(Source data):

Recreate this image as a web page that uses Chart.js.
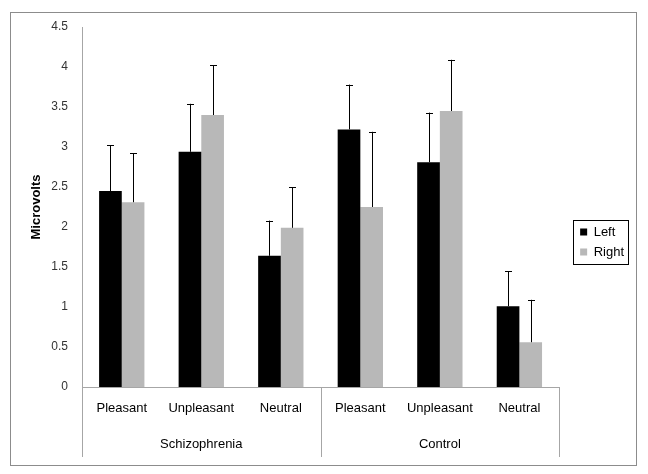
<!DOCTYPE html>
<html>
<head>
<meta charset="utf-8">
<script src="https://cdn.jsdelivr.net/npm/chart.js@4"></script>
<style>
  html, body { margin: 0; padding: 0; background: #fff; }
  #wrap { position: absolute; left: 10px; top: 12px; width: 625px; height: 452px; border: 1px solid #8c8c8c; }
</style>
</head>
<body>
<div id="wrap"><canvas id="c"></canvas></div>
<script>
// Data
const categories = ['Pleasant', 'Unpleasant', 'Neutral', 'Pleasant', 'Unpleasant', 'Neutral'];
const groups = ['Schizophrenia', 'Control'];
const leftValues = [2.45, 2.94, 1.64, 3.22, 2.81, 1.01];
const leftErrors = [0.57, 0.60, 0.44, 0.56, 0.62, 0.44];
const rightValues = [2.31, 3.40, 1.99, 2.25, 3.45, 0.56];
const rightErrors = [0.61, 0.62, 0.51, 0.94, 0.64, 0.53];
const yTicks = [0, 0.5, 1, 1.5, 2, 2.5, 3, 3.5, 4, 4.5];

const axisGray = '#a6a6a6';
const font = 'Liberation Sans, Arial, sans-serif';

// Error bars (upper only) drawn from each bar's top
const errorBars = {
  id: 'errorBars',
  afterDatasetsDraw(chart) {
    const ctx = chart.ctx;
    const y = chart.scales.y;
    chart.data.datasets.forEach((ds, i) => {
      chart.getDatasetMeta(i).data.forEach((bar, j) => {
        const top = y.getPixelForValue(ds.data[j] + ds.errors[j]);
        ctx.save();
        ctx.strokeStyle = '#000';
        ctx.lineWidth = 1;
        ctx.beginPath();
        ctx.moveTo(Math.round(bar.x) + 0.5, bar.y);
        ctx.lineTo(Math.round(bar.x) + 0.5, top);
        ctx.moveTo(Math.round(bar.x) - 3, Math.round(top) + 0.5);
        ctx.lineTo(Math.round(bar.x) + 4, Math.round(top) + 0.5);
        ctx.stroke();
        ctx.restore();
      });
    });
  }
};

// Second level of the category axis + box around legend
const groupAxis = {
  id: 'groupAxis',
  afterDraw(chart) {
    const ctx = chart.ctx;
    const x = chart.scales.x;
    const bottom = x.bottom;
    const per = categories.length / groups.length;
    ctx.save();
    ctx.strokeStyle = axisGray;
    ctx.lineWidth = 1;
    const seps = [x.left];
    for (let g = 1; g < groups.length; g++) {
      seps.push((x.getPixelForValue(g * per - 1) + x.getPixelForValue(g * per)) / 2);
    }
    seps.push(x.right);
    ctx.beginPath();
    seps.forEach(px => {
      ctx.moveTo(Math.round(px) + 0.5, x.top);
      ctx.lineTo(Math.round(px) + 0.5, bottom);
    });
    ctx.stroke();
    ctx.fillStyle = '#000';
    ctx.font = '13px ' + font;
    ctx.textAlign = 'center';
    ctx.textBaseline = 'middle';
    groups.forEach((g, k) => {
      const cx = (x.getPixelForValue(k * per) + x.getPixelForValue(k * per + per - 1)) / 2;
      ctx.fillText(g, cx, x.top + 57);
    });
    // legend border
    const hb = chart.legend.legendHitBoxes;
    if (hb && hb.length) {
      const l = hb[0].left - 7;
      const t = hb[0].top - 6;
      const b = hb[hb.length - 1].top + hb[hb.length - 1].height + 5;
      ctx.strokeStyle = '#000';
      ctx.strokeRect(Math.round(l) + 0.5, Math.round(t) + 0.5, 55, Math.round(b - t));
    }
    ctx.restore();
  }
};

new Chart(document.getElementById('c'), {
  type: 'bar',
  data: {
    labels: categories,
    datasets: [
      { label: 'Left', data: leftValues, errors: leftErrors, backgroundColor: '#000000' },
      { label: 'Right', data: rightValues, errors: rightErrors, backgroundColor: '#b8b8b8' }
    ]
  },
  options: {
    responsive: true,
    maintainAspectRatio: false,
    animation: false,
    categoryPercentage: 0.57,
    barPercentage: 1.0,
    layout: { padding: { top: 14, bottom: 8, left: 0, right: 2 } },
    plugins: {
      tooltip: { enabled: false },
      legend: {
        position: 'right',
        labels: {
          boxWidth: 7, boxHeight: 7, padding: 7,
          color: '#000', font: { family: font, size: 13 }
        }
      }
    },
    scales: {
      x: {
        grid: { display: false, drawTicks: false },
        border: { display: true, color: axisGray },
        ticks: { color: '#000', font: { family: font, size: 13 }, padding: 14, maxRotation: 0, autoSkip: false },
        afterFit(s) { s.height = 70; }
      },
      y: {
        min: 0, max: 4.5,
        afterBuildTicks(s) { s.ticks = yTicks.map(v => ({ value: v })); },
        grid: { display: false, drawTicks: false },
        border: { display: true, color: axisGray },
        ticks: { color: '#333', font: { family: font, size: 12 }, padding: 14, callback: v => String(+v.toFixed(1)) },
        title: { display: true, text: 'Microvolts', color: '#000', font: { family: font, size: 13, weight: 'bold' }, padding: { top: 18, bottom: 0 } },
        afterFit(s) { s.width = 71; s.paddingTop = 0; s.paddingBottom = 0; }
      },
      gap: {
        position: 'right',
        display: true,
        grid: { display: false, drawTicks: false },
        border: { display: false },
        ticks: { display: false },
        afterFit(s) { s.width = 14; }
      }
    }
  },
  plugins: [errorBars, groupAxis]
});
</script>
</body>
</html>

(The task): Omit the pictures and give the material again, exactly and in full.

(Answer to this task):
Recreate this image as a web page that uses Chart.js.
<!DOCTYPE html>
<html>
<head>
<meta charset="utf-8">
<script src="https://cdn.jsdelivr.net/npm/chart.js@4"></script>
<style>
  html, body { margin: 0; padding: 0; background: #fff; }
  #wrap { position: absolute; left: 10px; top: 12px; width: 625px; height: 452px; border: 1px solid #8c8c8c; }
</style>
</head>
<body>
<div id="wrap"><canvas id="c"></canvas></div>
<script>
// Data
const categories = ['Pleasant', 'Unpleasant', 'Neutral', 'Pleasant', 'Unpleasant', 'Neutral'];
const groups = ['Schizophrenia', 'Control'];
const leftValues = [2.45, 2.94, 1.64, 3.22, 2.81, 1.01];
const leftErrors = [0.57, 0.60, 0.44, 0.56, 0.62, 0.44];
const rightValues = [2.31, 3.40, 1.99, 2.25, 3.45, 0.56];
const rightErrors = [0.61, 0.62, 0.51, 0.94, 0.64, 0.53];
const yTicks = [0, 0.5, 1, 1.5, 2, 2.5, 3, 3.5, 4, 4.5];

const axisGray = '#a6a6a6';
const font = 'Liberation Sans, Arial, sans-serif';

// Error bars (upper only) drawn from each bar's top
const errorBars = {
  id: 'errorBars',
  afterDatasetsDraw(chart) {
    const ctx = chart.ctx;
    const y = chart.scales.y;
    chart.data.datasets.forEach((ds, i) => {
      chart.getDatasetMeta(i).data.forEach((bar, j) => {
        const top = y.getPixelForValue(ds.data[j] + ds.errors[j]);
        ctx.save();
        ctx.strokeStyle = '#000';
        ctx.lineWidth = 1;
        ctx.beginPath();
        ctx.moveTo(Math.round(bar.x) + 0.5, bar.y);
        ctx.lineTo(Math.round(bar.x) + 0.5, top);
        ctx.moveTo(Math.round(bar.x) - 3, Math.round(top) + 0.5);
        ctx.lineTo(Math.round(bar.x) + 4, Math.round(top) + 0.5);
        ctx.stroke();
        ctx.restore();
      });
    });
  }
};

// Second level of the category axis + box around legend
const groupAxis = {
  id: 'groupAxis',
  afterDraw(chart) {
    const ctx = chart.ctx;
    const x = chart.scales.x;
    const bottom = x.bottom;
    const per = categories.length / groups.length;
    ctx.save();
    ctx.strokeStyle = axisGray;
    ctx.lineWidth = 1;
    const seps = [x.left];
    for (let g = 1; g < groups.length; g++) {
      seps.push((x.getPixelForValue(g * per - 1) + x.getPixelForValue(g * per)) / 2);
    }
    seps.push(x.right);
    ctx.beginPath();
    seps.forEach(px => {
      ctx.moveTo(Math.round(px) + 0.5, x.top);
      ctx.lineTo(Math.round(px) + 0.5, bottom);
    });
    ctx.stroke();
    ctx.fillStyle = '#000';
    ctx.font = '13px ' + font;
    ctx.textAlign = 'center';
    ctx.textBaseline = 'middle';
    groups.forEach((g, k) => {
      const cx = (x.getPixelForValue(k * per) + x.getPixelForValue(k * per + per - 1)) / 2;
      ctx.fillText(g, cx, x.top + 57);
    });
    // legend border
    const hb = chart.legend.legendHitBoxes;
    if (hb && hb.length) {
      const l = hb[0].left - 7;
      const t = hb[0].top - 6;
      const b = hb[hb.length - 1].top + hb[hb.length - 1].height + 5;
      ctx.strokeStyle = '#000';
      ctx.strokeRect(Math.round(l) + 0.5, Math.round(t) + 0.5, 55, Math.round(b - t));
    }
    ctx.restore();
  }
};

new Chart(document.getElementById('c'), {
  type: 'bar',
  data: {
    labels: categories,
    datasets: [
      { label: 'Left', data: leftValues, errors: leftErrors, backgroundColor: '#000000' },
      { label: 'Right', data: rightValues, errors: rightErrors, backgroundColor: '#b8b8b8' }
    ]
  },
  options: {
    responsive: true,
    maintainAspectRatio: false,
    animation: false,
    categoryPercentage: 0.57,
    barPercentage: 1.0,
    layout: { padding: { top: 14, bottom: 8, left: 0, right: 2 } },
    plugins: {
      tooltip: { enabled: false },
      legend: {
        position: 'right',
        labels: {
          boxWidth: 7, boxHeight: 7, padding: 7,
          color: '#000', font: { family: font, size: 13 }
        }
      }
    },
    scales: {
      x: {
        grid: { display: false, drawTicks: false },
        border: { display: true, color: axisGray },
        ticks: { color: '#000', font: { family: font, size: 13 }, padding: 14, maxRotation: 0, autoSkip: false },
        afterFit(s) { s.height = 70; }
      },
      y: {
        min: 0, max: 4.5,
        afterBuildTicks(s) { s.ticks = yTicks.map(v => ({ value: v })); },
        grid: { display: false, drawTicks: false },
        border: { display: true, color: axisGray },
        ticks: { color: '#333', font: { family: font, size: 12 }, padding: 14, callback: v => String(+v.toFixed(1)) },
        title: { display: true, text: 'Microvolts', color: '#000', font: { family: font, size: 13, weight: 'bold' }, padding: { top: 18, bottom: 0 } },
        afterFit(s) { s.width = 71; s.paddingTop = 0; s.paddingBottom = 0; }
      },
      gap: {
        position: 'right',
        display: true,
        grid: { display: false, drawTicks: false },
        border: { display: false },
        ticks: { display: false },
        afterFit(s) { s.width = 14; }
      }
    }
  },
  plugins: [errorBars, groupAxis]
});
</script>
</body>
</html>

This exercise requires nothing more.